- **Your instructions**
Work out the number of lines containing "this". Answer with nothing but that number.

Start Stored data

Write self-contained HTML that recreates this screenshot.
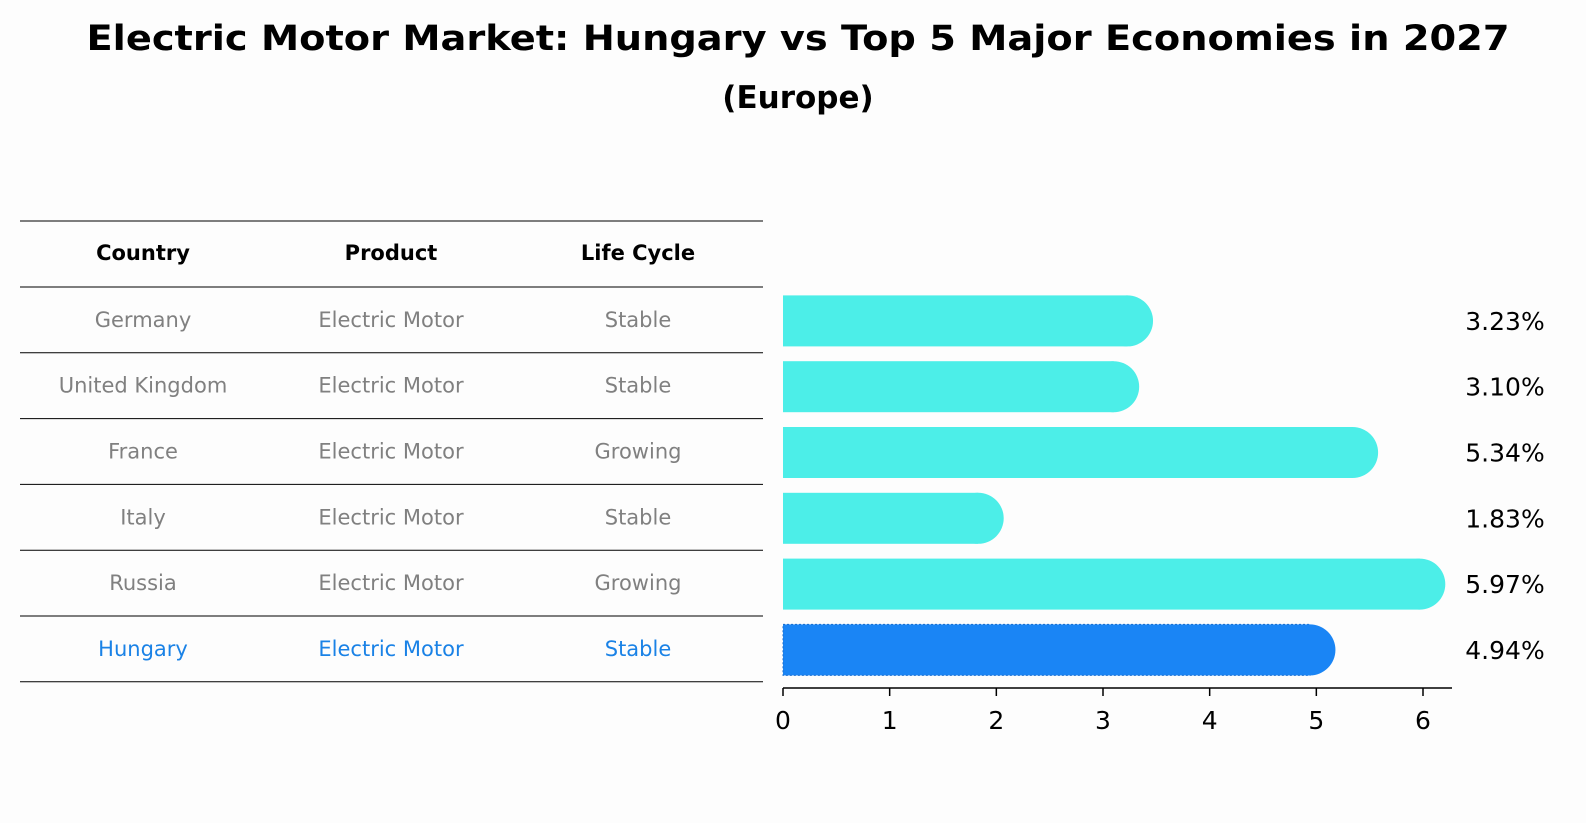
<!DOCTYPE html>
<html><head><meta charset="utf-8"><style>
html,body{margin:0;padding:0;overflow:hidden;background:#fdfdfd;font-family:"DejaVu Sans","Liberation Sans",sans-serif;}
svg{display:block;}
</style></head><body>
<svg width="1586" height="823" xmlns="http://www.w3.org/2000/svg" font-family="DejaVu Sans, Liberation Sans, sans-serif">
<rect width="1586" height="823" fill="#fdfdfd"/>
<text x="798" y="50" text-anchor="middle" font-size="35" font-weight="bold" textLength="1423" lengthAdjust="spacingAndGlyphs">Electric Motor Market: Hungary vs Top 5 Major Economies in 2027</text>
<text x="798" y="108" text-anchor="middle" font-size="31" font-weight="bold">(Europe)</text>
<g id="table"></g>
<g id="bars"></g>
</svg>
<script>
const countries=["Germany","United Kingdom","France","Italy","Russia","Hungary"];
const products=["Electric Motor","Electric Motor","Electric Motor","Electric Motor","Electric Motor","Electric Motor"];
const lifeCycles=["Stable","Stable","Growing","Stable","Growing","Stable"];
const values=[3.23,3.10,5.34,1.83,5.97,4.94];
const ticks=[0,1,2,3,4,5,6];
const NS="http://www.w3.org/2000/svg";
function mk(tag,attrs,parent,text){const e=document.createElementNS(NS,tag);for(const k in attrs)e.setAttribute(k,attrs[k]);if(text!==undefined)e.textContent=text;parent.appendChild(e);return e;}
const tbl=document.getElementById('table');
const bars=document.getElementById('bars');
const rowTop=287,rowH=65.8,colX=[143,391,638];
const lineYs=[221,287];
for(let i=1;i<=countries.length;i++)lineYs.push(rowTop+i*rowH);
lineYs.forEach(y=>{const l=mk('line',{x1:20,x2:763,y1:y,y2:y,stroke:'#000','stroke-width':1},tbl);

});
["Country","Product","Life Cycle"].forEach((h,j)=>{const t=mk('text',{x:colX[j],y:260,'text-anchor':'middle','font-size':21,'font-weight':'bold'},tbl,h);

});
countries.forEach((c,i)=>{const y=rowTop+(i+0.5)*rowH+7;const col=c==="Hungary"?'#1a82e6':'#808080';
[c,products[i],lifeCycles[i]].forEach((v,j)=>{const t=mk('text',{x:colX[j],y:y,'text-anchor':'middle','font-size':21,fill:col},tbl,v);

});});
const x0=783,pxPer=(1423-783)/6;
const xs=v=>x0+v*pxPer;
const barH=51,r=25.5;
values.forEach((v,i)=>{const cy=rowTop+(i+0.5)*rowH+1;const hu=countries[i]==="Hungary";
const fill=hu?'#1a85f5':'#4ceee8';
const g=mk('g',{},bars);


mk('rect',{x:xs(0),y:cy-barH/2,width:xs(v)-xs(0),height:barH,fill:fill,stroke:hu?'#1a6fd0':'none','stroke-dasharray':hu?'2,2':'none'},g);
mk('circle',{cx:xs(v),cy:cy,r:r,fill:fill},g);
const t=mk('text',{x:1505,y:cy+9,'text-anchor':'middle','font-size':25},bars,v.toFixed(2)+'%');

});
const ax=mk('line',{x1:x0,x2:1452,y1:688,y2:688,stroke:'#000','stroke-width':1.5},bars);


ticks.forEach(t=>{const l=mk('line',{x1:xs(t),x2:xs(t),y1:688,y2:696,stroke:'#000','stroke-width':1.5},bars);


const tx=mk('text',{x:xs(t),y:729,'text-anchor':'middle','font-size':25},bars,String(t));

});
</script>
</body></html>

End Stored data
Start Stored data

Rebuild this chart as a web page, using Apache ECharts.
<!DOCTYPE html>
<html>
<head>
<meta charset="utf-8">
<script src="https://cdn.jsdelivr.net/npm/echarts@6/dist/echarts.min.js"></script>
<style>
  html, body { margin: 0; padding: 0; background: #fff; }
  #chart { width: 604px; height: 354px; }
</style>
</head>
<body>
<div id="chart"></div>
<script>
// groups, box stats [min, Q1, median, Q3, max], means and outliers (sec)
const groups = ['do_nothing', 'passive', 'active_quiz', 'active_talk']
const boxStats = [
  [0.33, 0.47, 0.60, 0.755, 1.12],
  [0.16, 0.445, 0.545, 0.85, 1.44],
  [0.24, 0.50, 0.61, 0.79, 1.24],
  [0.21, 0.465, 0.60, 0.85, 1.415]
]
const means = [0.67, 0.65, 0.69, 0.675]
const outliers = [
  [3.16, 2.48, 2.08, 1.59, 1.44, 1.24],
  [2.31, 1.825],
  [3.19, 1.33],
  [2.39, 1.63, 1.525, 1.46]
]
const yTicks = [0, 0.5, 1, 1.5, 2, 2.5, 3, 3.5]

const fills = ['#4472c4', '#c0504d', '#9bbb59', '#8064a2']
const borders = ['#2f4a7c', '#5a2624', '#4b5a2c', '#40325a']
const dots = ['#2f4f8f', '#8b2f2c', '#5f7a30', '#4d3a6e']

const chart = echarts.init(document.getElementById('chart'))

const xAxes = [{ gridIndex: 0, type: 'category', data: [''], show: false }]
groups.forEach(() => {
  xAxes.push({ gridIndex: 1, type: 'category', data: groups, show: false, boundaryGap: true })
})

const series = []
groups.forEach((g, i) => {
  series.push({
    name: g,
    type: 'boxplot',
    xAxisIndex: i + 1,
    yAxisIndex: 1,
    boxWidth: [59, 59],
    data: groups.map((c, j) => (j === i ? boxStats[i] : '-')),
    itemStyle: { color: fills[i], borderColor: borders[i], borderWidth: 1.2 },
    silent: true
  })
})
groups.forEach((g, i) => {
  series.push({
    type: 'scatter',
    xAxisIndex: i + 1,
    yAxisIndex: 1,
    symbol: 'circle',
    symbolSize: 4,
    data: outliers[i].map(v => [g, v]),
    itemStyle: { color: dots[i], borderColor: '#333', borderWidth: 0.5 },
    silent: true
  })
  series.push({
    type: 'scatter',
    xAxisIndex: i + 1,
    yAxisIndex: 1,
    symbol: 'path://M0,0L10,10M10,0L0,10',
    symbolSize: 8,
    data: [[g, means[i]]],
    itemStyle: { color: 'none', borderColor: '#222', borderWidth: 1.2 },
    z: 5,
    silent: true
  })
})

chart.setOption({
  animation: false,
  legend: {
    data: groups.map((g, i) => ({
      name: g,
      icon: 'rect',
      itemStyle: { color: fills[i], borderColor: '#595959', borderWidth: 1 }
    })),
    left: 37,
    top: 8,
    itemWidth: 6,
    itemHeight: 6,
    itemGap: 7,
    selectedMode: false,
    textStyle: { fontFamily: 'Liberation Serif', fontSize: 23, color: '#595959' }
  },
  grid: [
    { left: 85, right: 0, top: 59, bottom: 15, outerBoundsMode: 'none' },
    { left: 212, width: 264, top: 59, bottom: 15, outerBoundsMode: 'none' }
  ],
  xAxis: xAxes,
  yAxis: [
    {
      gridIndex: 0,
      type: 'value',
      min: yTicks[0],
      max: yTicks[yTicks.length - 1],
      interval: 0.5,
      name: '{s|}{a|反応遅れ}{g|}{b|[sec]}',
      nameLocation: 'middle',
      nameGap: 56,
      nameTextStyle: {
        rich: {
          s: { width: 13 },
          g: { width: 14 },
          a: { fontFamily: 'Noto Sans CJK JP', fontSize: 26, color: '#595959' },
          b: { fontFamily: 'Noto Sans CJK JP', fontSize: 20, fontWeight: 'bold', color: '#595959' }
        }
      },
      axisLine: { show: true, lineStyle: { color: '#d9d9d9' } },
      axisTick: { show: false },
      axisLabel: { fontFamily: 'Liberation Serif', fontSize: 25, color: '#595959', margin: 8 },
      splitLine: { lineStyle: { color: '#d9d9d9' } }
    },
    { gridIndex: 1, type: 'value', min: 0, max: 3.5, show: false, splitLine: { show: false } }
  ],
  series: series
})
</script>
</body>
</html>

End Stored data

- **Solved exercise**
2